A recent review of more than 100 high-quality studies and over 68,000 cancer patients showed those who exercised more often and intensely had a significantly lower risk of death from cancer (28-44%), death from all causes (25-48%) and risk of cancer recurrence (21-35%). We like those numbers!

However this research is unfortunately limited in it’s self-reporting nature: we cannot conclude whether exercise behaviour is in fact slowing cancer progression, or rather whether more active patients who are less restricted by severe disease may be simply reporting better outcomes. Also while several cancer types (mainly breast, colorectal and prostate) were put under the microscope in these investigations, many other tumour streams are still lacking in quality studies when it comes to exercise. This means we are still in the dark when it comes to the degree of the effect of exercise not just on cancer type, but also disease stage and treatment category.

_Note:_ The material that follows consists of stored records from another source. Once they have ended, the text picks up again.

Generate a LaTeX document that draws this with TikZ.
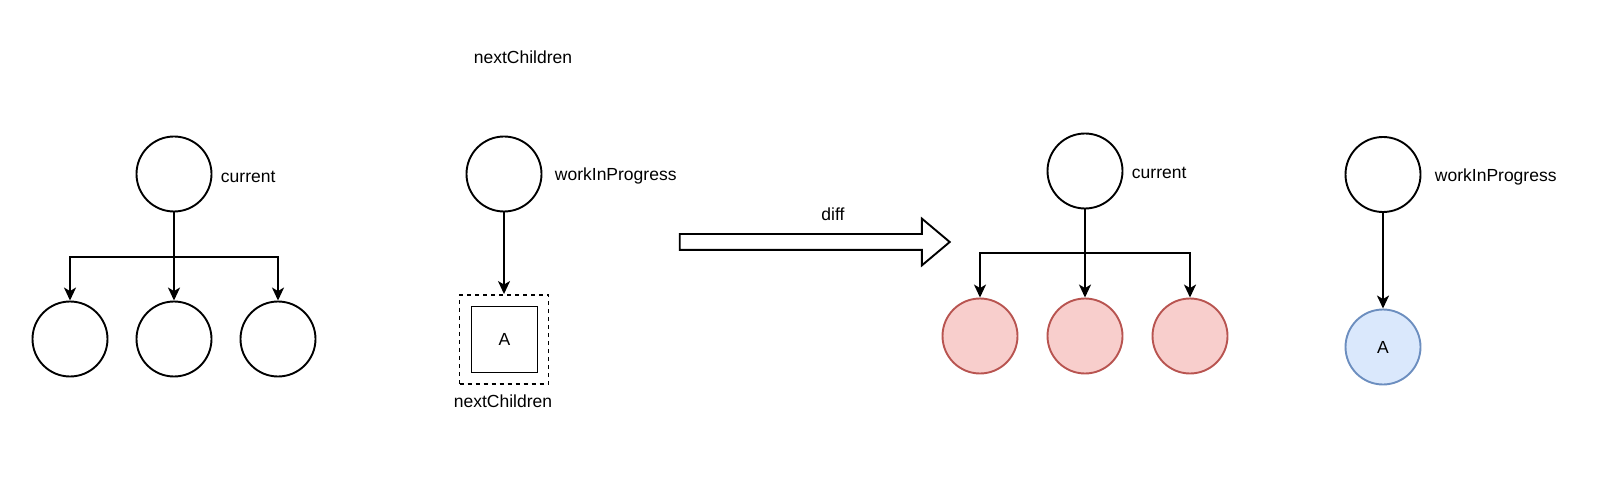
\documentclass[tikz,border=0pt]{standalone}
\usepackage{fontspec}
\setmainfont{Liberation Sans}
\usetikzlibrary{positioning}
\usetikzlibrary{shapes.arrows}
\usetikzlibrary{arrows.meta}

\definecolor{rojofondo}{HTML}{F8CECC}
\definecolor{rojoborde}{HTML}{B85450}
\definecolor{azulfondo}{HTML}{DAE8FC}
\definecolor{azulborde}{HTML}{6C8EBF}

\begin{document}
\begin{tikzpicture}[x=1pt, y=-1pt, line width=1.9pt,
    every node/.style={font=\fontsize{17.5}{21}\selectfont},
    nodo/.style={draw, circle, minimum size=75pt, inner sep=0pt},
    rojo/.style={nodo, fill=rojofondo, draw=rojoborde},
    azul/.style={nodo, fill=azulfondo, draw=azulborde},
    etiqueta/.style={inner sep=0pt},
    arista/.style={-{Stealth[length=13pt, width=12pt, inset=3.5pt]}}]
  \useasboundingbox (0,0) rectangle (1598,494);

  % Nodos
  \node[nodo] (cur) at (174,174) {};
  \node[nodo] (c1) at (70,339) {};
  \node[nodo] (c2) at (174,339) {};
  \node[nodo] (c3) at (278,339) {};
  \node[etiqueta, anchor=west] (curlbl) at (220,177) {current};

  \node[etiqueta] (nctop) at (523,57) {nextChildren};
  \node[nodo] (wip) at (504,174) {};
  \node[etiqueta, anchor=west] (wiplbl) at (554,176) {workInProgress};
  \node[draw, dash pattern=on 4pt off 4pt, minimum width=89pt, minimum height=89pt] (nc) at (504,339.5) {};
  \node[draw, minimum size=66pt, inner sep=0pt] (a1) at (504.5,339.5) {A};
  \node[etiqueta] (nclbl) at (503,401) {nextChildren};

  \node[draw, single arrow, minimum height=270pt, inner xsep=0pt, inner ysep=7pt,
        single arrow head extend=15.5pt, single arrow tip angle=80] (flecha) at (810,242) {};
  \node[etiqueta] (difflbl) at (833,214) {diff};

  \node[nodo] (cur2) at (1085,171) {};
  \node[rojo] (d1) at (980,336) {};
  \node[rojo] (d2) at (1085,336) {};
  \node[rojo] (d3) at (1190,336) {};
  \node[etiqueta, anchor=west] (cur2lbl) at (1131,173) {current};

  \node[nodo] (wip2) at (1383,174.5) {};
  \node[etiqueta, anchor=west] (wip2lbl) at (1434,177) {workInProgress};
  \node[azul] (a2) at (1383,347) {A};

  % Aristas
  \coordinate (b1) at (174,256.7);
  \coordinate (b2) at (1085,252.7);
  \draw[arista] (cur) -- (b1) -| (c1);
  \draw[arista] (cur) -- (c2);
  \draw[arista] (cur) -- (b1) -| (c3);
  \draw[arista] (wip) -- (nc);
  \draw[arista] (cur2) -- (b2) -| (d1);
  \draw[arista] (cur2) -- (d2);
  \draw[arista] (cur2) -- (b2) -| (d3);
  \draw[arista] (wip2) -- (a2);
\end{tikzpicture}
\end{document}
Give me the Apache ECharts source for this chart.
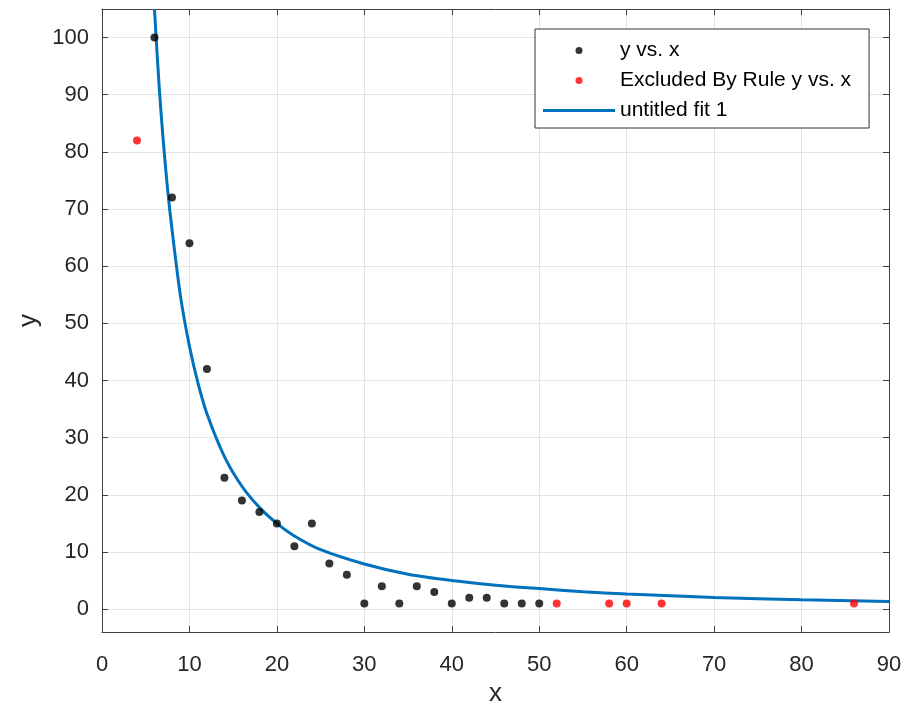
<!DOCTYPE html>
<html><head><meta charset="utf-8">
<script src="https://cdn.jsdelivr.net/npm/echarts@6/dist/echarts.min.js"></script>
<style>html,body{margin:0;padding:0;background:#fff}#c{width:911px;height:705px}</style>
</head><body><div id="c"></div>
<script>
// Data
const includedX = [6, 8, 10, 12, 14, 16, 18, 20, 22, 24, 26, 28, 30, 32, 34, 36, 38, 40, 42, 44, 46, 48, 50];
const includedY = [100, 72, 64, 42, 23, 19, 17, 15, 11, 15, 8, 6, 1, 4, 1, 4, 3, 1, 2, 2, 1, 1, 1];
const excludedX = [4, 52, 58, 60, 64, 86];
const excludedY = [82, 1, 1, 1, 1, 1];
const fitX = [6, 6.5, 7, 7.5, 8, 9, 10, 11, 12, 14, 16, 18, 20, 22, 25, 30, 35, 40, 45, 50, 55, 60, 70, 80, 90];
const fitY = [105, 92.3, 82, 73.5, 66.5, 54.5, 46, 39.4, 34.2, 26.7, 21.5, 17.8, 15.0, 12.8, 10.4, 7.9, 6.1, 5.0, 4.2, 3.6, 3.05, 2.65, 2.05, 1.63, 1.33];
const xTicks = [0, 10, 20, 30, 40, 50, 60, 70, 80, 90];
const yTicks = [0, 10, 20, 30, 40, 50, 60, 70, 80, 90, 100];

const pairs = (xs, ys) => xs.map((x, i) => [x, ys[i]]);
const axisColor = '#404040';
const font = 'Liberation Sans, Arial, sans-serif';

const chart = echarts.init(document.getElementById('c'), null, {renderer: 'canvas'});
chart.setOption({
  animation: false,
  backgroundColor: '#fff',
  grid: {left: 102, right: 22, top: 9, bottom: 73, containLabel: false, outerBoundsMode: 'none'},
  legend: {
    orient: 'vertical', left: 535, top: 29,
    padding: [11, 18, 7, 8], itemGap: 9,
    itemWidth: 72, itemHeight: 7,
    backgroundColor: '#fff', borderColor: '#333', borderWidth: 1, borderRadius: 0,
    textStyle: {fontFamily: font, fontSize: 21, lineHeight: 20, color: '#000'},
    data: [
      {name: 'y vs. x', icon: 'circle'},
      {name: 'Excluded By Rule y vs. x', icon: 'circle'},
      {name: 'untitled fit 1', icon: 'path://M0,0H72V3H0Z'}
    ]
  },
  xAxis: [{
    type: 'value', min: 0, max: 90, interval: 10,
    name: 'x', nameLocation: 'middle', nameGap: 47,
    nameTextStyle: {fontFamily: font, fontSize: 26, color: '#262626'},
    axisLine: {onZero: false, lineStyle: {color: axisColor}},
    axisTick: {inside: true, length: 6, lineStyle: {color: axisColor}},
    axisLabel: {fontFamily: font, fontSize: 22, color: '#262626', margin: 22, customValues: xTicks},
    splitLine: {show: true, lineStyle: {color: '#e3e3e3'}}
  }, {
    type: 'value', min: 0, max: 90, interval: 10, position: 'top',
    axisLine: {show: true, onZero: false, lineStyle: {color: axisColor}},
    axisTick: {show: true, inside: true, length: 6, lineStyle: {color: axisColor}},
    axisLabel: {show: false}, splitLine: {show: false}
  }],
  yAxis: [{
    type: 'value', min: -4, max: 105,
    name: 'y', nameLocation: 'middle', nameGap: 60,
    nameTextStyle: {fontFamily: font, fontSize: 26, color: '#262626'},
    axisLine: {show: true, onZero: false, lineStyle: {color: axisColor}},
    axisTick: {show: true, inside: true, length: 6, lineStyle: {color: axisColor}, customValues: yTicks},
    axisLabel: {fontFamily: font, fontSize: 22, color: '#262626', margin: 13, customValues: yTicks},
    splitLine: {show: true, lineStyle: {color: '#e3e3e3'}}
  }, {
    type: 'value', min: -4, max: 105, position: 'right',
    axisLine: {show: true, onZero: false, lineStyle: {color: axisColor}},
    axisTick: {show: true, inside: true, length: 6, lineStyle: {color: axisColor}, customValues: yTicks},
    axisLabel: {show: false, customValues: yTicks}, splitLine: {show: false}
  }],
  series: [{
    name: 'y vs. x', type: 'scatter', data: pairs(includedX, includedY),
    symbol: 'circle', symbolSize: 8, itemStyle: {color: '#000'}, z: 3
  }, {
    name: 'Excluded By Rule y vs. x', type: 'scatter', data: pairs(excludedX, excludedY),
    symbol: 'circle', symbolSize: 8, itemStyle: {color: '#ff0000'}, z: 3
  }, {
    name: 'untitled fit 1', type: 'line', data: pairs(fitX, fitY),
    smooth: 0.3, showSymbol: false, symbol: 'none',
    lineStyle: {color: '#0072BD', width: 3}, itemStyle: {color: '#0072BD'}, z: 2
  }]
});
</script></body></html>
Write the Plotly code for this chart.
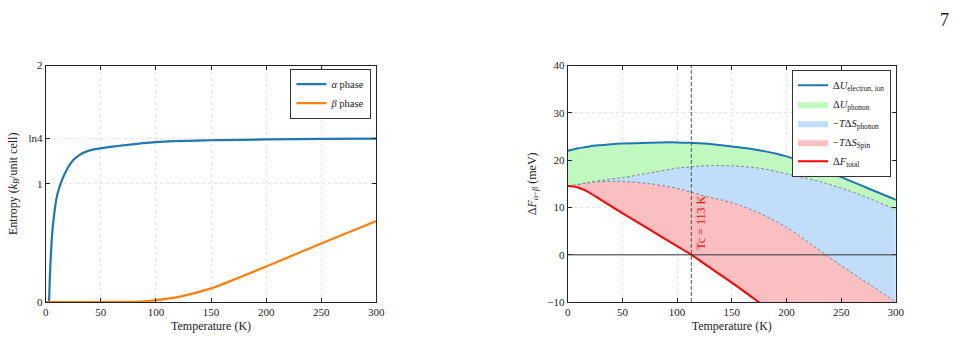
import plotly.graph_objects as go
from plotly.subplots import make_subplots

# Left panel: entropy
T_alpha = [3, 3.5, 4, 5, 6, 7.5, 9.6, 12, 13.5, 17, 21, 25, 30, 39, 54, 70, 100, 150, 200, 250, 300]
S_alpha = [0, 0.15, 0.28, 0.46, 0.60, 0.73, 0.87, 0.96, 1.0, 1.08, 1.15, 1.20, 1.24, 1.28, 1.306, 1.325, 1.352, 1.368, 1.375, 1.379, 1.382]
T_beta = [0, 25, 50, 75, 90, 100, 112, 125, 150, 175, 200, 225, 250, 275, 300]
S_beta = [0, 0, 0, 0.001, 0.006, 0.015, 0.03, 0.052, 0.115, 0.205, 0.30, 0.398, 0.495, 0.59, 0.685]

# Right panel: free energy decomposition (meV)
T_F = [0, 5, 10, 15, 20, 30, 40, 50, 75, 100, 113, 125, 150, 175, 200, 225, 250, 275, 300]
U_elec = [22.0, 22.25, 22.5, 22.7, 22.9, 23.15, 23.35, 23.5, 23.7, 23.75, 23.65, 23.5, 22.9, 22.1, 20.8, 18.7, 16.4, 14.0, 11.6]
U_phon_top = [14.5, 14.7, 14.9, 15.1, 15.3, 15.7, 16.0, 16.3, 17.3, 18.3, 18.6, 18.8, 18.8, 18.3, 17.1, 15.8, 14.1, 12.0, 9.5]
S_phon_top = [14.5, 14.75, 14.95, 15.1, 15.25, 15.45, 15.5, 15.5, 15.0, 14.0, 13.2, 12.4, 11.0, 8.8, 5.8, 1.8, -2.3, -6.15, -10.0]
F_total = [14.55, 14.45, 14.15, 13.7, 13.1, 11.65, 10.2, 8.8, 5.3, 1.8, 0.0, -1.95, -5.9, -10.1, -14.5, -18.8, -23.1, -27.4, -31.7]
Tc = 113

serif = "Liberation Serif, Times New Roman, serif"
black = "#222222"

fig = make_subplots(rows=1, cols=2)

# ---- left panel
fig.add_trace(go.Scatter(x=T_alpha, y=S_alpha, mode="lines", line=dict(color="#1f77b4", width=2.2, shape="spline", smoothing=1),
                         name="<i>α</i> phase", legend="legend"), row=1, col=1)
fig.add_trace(go.Scatter(x=T_beta, y=S_beta, mode="lines", line=dict(color="#ff7f0e", width=2.2, shape="spline", smoothing=1),
                         name="<i>β</i> phase", legend="legend"), row=1, col=1)

# ---- right panel
green = "rgb(192,249,192)"
blue = "rgb(192,221,250)"
pink = "rgb(250,192,193)"
dash_gray = "rgba(110,110,130,0.8)"

fig.add_trace(go.Scatter(x=T_F, y=F_total, mode="lines", line=dict(width=0, shape="spline"), showlegend=False, hoverinfo="skip"), row=1, col=2)
fig.add_trace(go.Scatter(x=T_F, y=S_phon_top, mode="lines", fill="tonexty", fillcolor=pink,
                         line=dict(color=dash_gray, width=1, dash="3px,2px", shape="spline"), showlegend=False), row=1, col=2)
fig.add_trace(go.Scatter(x=T_F, y=U_phon_top, mode="lines", fill="tonexty", fillcolor=blue,
                         line=dict(color=dash_gray, width=1, dash="3px,2px", shape="spline"), showlegend=False), row=1, col=2)
fig.add_trace(go.Scatter(x=T_F, y=U_elec, mode="lines", fill="tonexty", fillcolor=green,
                         line=dict(color="#1f77b4", width=0, shape="spline"), showlegend=False), row=1, col=2)

# visible lines and legend entries
fig.add_trace(go.Scatter(x=T_F, y=U_elec, mode="lines", line=dict(color="#1f77b4", width=2, shape="spline"),
                         name="Δ<i>U</i><sub>electron, ion</sub>", legend="legend2"), row=1, col=2)
for nm, col in [("Δ<i>U</i><sub>phonon</sub>", green),
                ("−<i>T</i>Δ<i>S</i><sub>phonon</sub>", blue),
                ("−<i>T</i>Δ<i>S</i><sub>Spin</sub>", pink)]:
    fig.add_trace(go.Scatter(x=[None], y=[None], mode="lines", fill="toself", fillcolor=col,
                             line=dict(width=0, color=col), name=nm, legend="legend2"), row=1, col=2)
fig.add_trace(go.Scatter(x=T_F, y=F_total, mode="lines", line=dict(color="red", width=2, shape="spline"),
                         name="Δ<i>F</i><sub>total</sub>", legend="legend2"), row=1, col=2)

# zero line and Tc line
fig.add_shape(type="line", xref="x2", yref="y2", x0=0, x1=300, y0=0, y1=0,
              line=dict(color="rgba(60,60,60,0.7)", width=1.5))
fig.add_shape(type="line", xref="x2", yref="y2 domain", x0=Tc, x1=Tc, y0=0, y1=1,
              line=dict(color="rgba(60,60,60,0.85)", width=1, dash="4px,2px"))
fig.add_annotation(xref="x2", yref="y2", x=Tc + 0.5, y=0.6, text="Tc = 113 K", textangle=-90,
                   showarrow=False, xanchor="left", yanchor="bottom",
                   font=dict(family=serif, size=12, color="red"))

axis_common = dict(showline=True, linecolor=black, linewidth=1, mirror="ticks", ticks="inside",
                   ticklen=4, tickcolor=black, showgrid=True, gridcolor="rgba(200,200,200,0.5)",
                   griddash="dot", gridwidth=1, zeroline=False,
                   tickfont=dict(family=serif, size=11, color=black))

fig.update_xaxes(**axis_common)
fig.update_yaxes(**axis_common)

fig.update_xaxes(range=[0, 300], tickvals=[0, 50, 100, 150, 200, 250, 300], domain=[0.0445, 0.3885],
                 title=dict(text="Temperature (K)", font=dict(family=serif, size=12, color=black), standoff=4),
                 row=1, col=1)
fig.update_yaxes(range=[0, 2], tickvals=[0, 1, 1.3862944, 2], ticktext=["0", "1", "ln4", "2"],
                 domain=[0.1058, 0.8201],
                 title=dict(text="Entropy (<i>k<sub>B</sub></i>/unit cell)", font=dict(family=serif, size=12, color=black), standoff=8),
                 row=1, col=1)
fig.update_xaxes(range=[0, 300], tickvals=[0, 50, 100, 150, 200, 250, 300], domain=[0.5876, 0.9291],
                 title=dict(text="Temperature (K)", font=dict(family=serif, size=12, color=black), standoff=4),
                 row=1, col=2)
fig.update_yaxes(range=[-10, 40], tickvals=[-10, 0, 10, 20, 30, 40], ticktext=["−10", "0", "10", "20", "30", "40"],
                 domain=[0.1058, 0.8201],
                 title=dict(text="Δ<i>F</i><sub><i>α</i>−<i>β</i></sub> (meV)", font=dict(family=serif, size=12, color=black), standoff=8),
                 row=1, col=2)

fig.add_annotation(xref="paper", yref="paper", x=0.986, y=0.995, text="7", showarrow=False,
                   xanchor="right", yanchor="top", font=dict(family=serif, size=18, color=black))

fig.update_layout(
    width=973, height=343, margin=dict(l=0, r=0, t=0, b=0),
    paper_bgcolor="white", plot_bgcolor="white",
    font=dict(family=serif, color=black),
    legend=dict(x=0.3834, y=0.8105, xanchor="right", yanchor="top", bgcolor="white",
                bordercolor="#333333", borderwidth=1, font=dict(family=serif, size=10.5),
                itemwidth=30, tracegroupgap=0, traceorder="normal"),
    legend2=dict(x=0.924, y=0.8076, xanchor="right", yanchor="top", bgcolor="white",
                 bordercolor="#333333", borderwidth=1, font=dict(family=serif, size=10.5),
                 itemwidth=30, tracegroupgap=0, traceorder="normal"),
    showlegend=True,
)

fig.write_html("out.html")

So where does this leave us?

1. Firstly – and we can’t highlight this enough – exercise is not a cancer panacea. That is, it will not cure cancer.

2. However it is now standard advice is Australia that exercise be included alongside your primary type of treatment, given:

– It can help you feel a lot better during treatment, enhance your recovery afterwards and improve your general long-term health prospects

– It just might improve your odds of keeping the C away, but at this stage we just don’t have the evidence to categorically prove it (but watch this space!)

– When appropriately prescribed and progressed, it certainly won’t do you any harm (there’s nothing to lose!)

To summarise, exercise should not replace your traditional forms of treatment, rather complement them. In other words, think of exercise as the Robin to your chemo/radiation/other treatment’s Batman. Now that’s a sick-kick worth employing.

Cormie, P, Zopf, E, Zhang, X, et al. 2017, ‘The impact of exercise on cancer mortality, recurrence, and treatment-related adverse effects’, American Journal of Epidemiology, Vol. 39, no. 1, pp


Cormie, P, Atkinson, M, Bucci, L, et al. 2018, ‘Clinical Oncology Society of Australia position statement on exercise in cancer care’, Med J Aust, Vol. 209, no. 4, pp 184-87.